14.7 Intro to Statistical Thinking

In statistical thinking, we make judgments about an entire population based on a sample.

A random sample is one that is selected arbitrarily and without bias.
- The importance of randomness cannot be overemphasized.
- The larger the sample size, the more closely the sample properties approximate those of the population.
non-random samples are generated when there is bias in the selection process.
- Non random samples are useless because the sample is not representative of the population.
A simple random sample is one in which every individual in the population has the same probability of being selected
- To satisfy this requirement, the sampling method that is used must be free of bias with respect to the property being measured.

Under coverage bias (or exclusion bias), in which part of the population is excluded from the sampling process
Response bias, in which the wording of a questionnaire is not neutral but rather suggest or provokes a particular response
Nonresponse bias, in which individuals with a common characteristic are unwilling (or neglect) to respond to a questionnaire. (Notice that this is not the opposite of response bias)
Self-selection bias (or voluntary response bias), in which individuals select themselves (or volunteer) for the sample

Convenience sampling is where individuals are sampled only because they are nearby or easily accessible

%%Design of Experiments%%

Extraneous or unintended variables that systematically affect the property being studied are called confounding variables.
- Such variables are said to confound (or mix up) the results of the study.
- To eliminate or vastly reduce the effects of confounding variables, researchers often conduct experiments so that such variables can be controlled.
In an experimental study, two groups are selected: a treatment group (in which individuals are given a treatment) and a control group (in which individuals are not given the treatment).
- The individuals in the experiment are called subjects (or experimental units).
- The goal is to measure the response of the subjects to the treatment
A common confounding factor is the placebo effect, in which patients who think they are receiving a medication report an improvement (perceived or actual)
- Even though the “treatment” they received was a placebo—a simulated or false treatment (sometimes called a “sugar pill”).

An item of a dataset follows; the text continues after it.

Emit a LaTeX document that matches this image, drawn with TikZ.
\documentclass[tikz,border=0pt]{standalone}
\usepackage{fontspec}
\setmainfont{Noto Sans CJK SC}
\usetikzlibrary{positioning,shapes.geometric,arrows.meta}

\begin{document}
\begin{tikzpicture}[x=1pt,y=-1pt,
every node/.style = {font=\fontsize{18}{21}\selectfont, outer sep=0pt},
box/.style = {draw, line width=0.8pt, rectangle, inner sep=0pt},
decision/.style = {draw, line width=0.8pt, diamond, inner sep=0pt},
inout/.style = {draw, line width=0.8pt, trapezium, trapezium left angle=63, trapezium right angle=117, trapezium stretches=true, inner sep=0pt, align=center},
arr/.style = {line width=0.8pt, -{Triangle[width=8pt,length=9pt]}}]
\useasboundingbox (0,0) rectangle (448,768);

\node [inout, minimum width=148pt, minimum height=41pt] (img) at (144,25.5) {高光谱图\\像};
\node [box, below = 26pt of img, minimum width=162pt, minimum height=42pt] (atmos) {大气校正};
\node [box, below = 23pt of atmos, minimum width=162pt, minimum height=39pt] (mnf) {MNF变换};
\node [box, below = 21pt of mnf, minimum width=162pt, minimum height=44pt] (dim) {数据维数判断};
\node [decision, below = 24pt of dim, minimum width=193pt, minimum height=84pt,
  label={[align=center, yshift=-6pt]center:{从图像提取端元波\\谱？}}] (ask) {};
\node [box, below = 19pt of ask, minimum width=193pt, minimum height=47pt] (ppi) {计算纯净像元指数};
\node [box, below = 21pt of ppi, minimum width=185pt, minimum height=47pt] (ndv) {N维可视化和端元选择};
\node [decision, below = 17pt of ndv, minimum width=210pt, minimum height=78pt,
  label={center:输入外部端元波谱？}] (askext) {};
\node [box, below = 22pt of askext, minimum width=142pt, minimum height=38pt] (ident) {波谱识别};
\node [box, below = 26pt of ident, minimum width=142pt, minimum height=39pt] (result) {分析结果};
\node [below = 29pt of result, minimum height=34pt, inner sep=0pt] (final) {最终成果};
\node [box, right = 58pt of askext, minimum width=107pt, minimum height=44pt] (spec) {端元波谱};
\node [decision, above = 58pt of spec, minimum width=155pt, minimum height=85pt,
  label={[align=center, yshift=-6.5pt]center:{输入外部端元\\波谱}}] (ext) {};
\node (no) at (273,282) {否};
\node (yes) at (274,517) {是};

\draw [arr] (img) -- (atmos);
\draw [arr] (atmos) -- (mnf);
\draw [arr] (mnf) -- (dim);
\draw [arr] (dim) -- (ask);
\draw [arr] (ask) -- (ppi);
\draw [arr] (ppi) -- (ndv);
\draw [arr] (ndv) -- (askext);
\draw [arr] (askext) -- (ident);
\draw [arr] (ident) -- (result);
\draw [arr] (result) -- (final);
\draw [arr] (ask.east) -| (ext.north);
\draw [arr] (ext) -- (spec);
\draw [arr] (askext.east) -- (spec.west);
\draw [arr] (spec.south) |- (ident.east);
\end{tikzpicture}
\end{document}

Statistical conclusions are based on probability and are always accompanied by a confidence level.
- The 95% confidence level means that there is less than a 5% chance (or 0.05 probability) that the result obtained from the sample could be obtained by chance alone.
- In the popular press, poll results are accompanied by a margin of error.
At 95% confidence level, the margin of error d and the sample size n are related by the formula d=(1.96)/2√ n

Two-variable data measures two properties of each individual.
- Two-variable data can be graphed in a coordinate plane, resulting in a scatter plot.
Analyzing such data mathematically by finding the line that best fits the data is called finding the the regression line.
Associated with the regression line is a correlation coefficient, which is a mathematical measure of how well the data fit along the regression line, or how well the two variables are correlated.
- The correlation coefficient r is between -1 and 1. If r is close to zero, the variables have little correlation.
- The closer r is to 1 or -1, the closer the data points are to the regression line.
In statistics, a question of interest when studying two-variable data is whether or not the correlation is statistically significant.
what is the probability that the correlation in the sample is due to chance alone?
- If the sample consists of only three individuals, even a strong correlation coefficient may not be significant.
- For a large sample, a small correlation coefficient may be significant.
- This is because if there is no correlation at all in the population, it’s very unlikely that a large random sample would produce data that have a linear trend
- whereas a small sample is more likely to produce correlated data by chance alone (this is why a large sample size is VERY important).

Correlation is not always causation.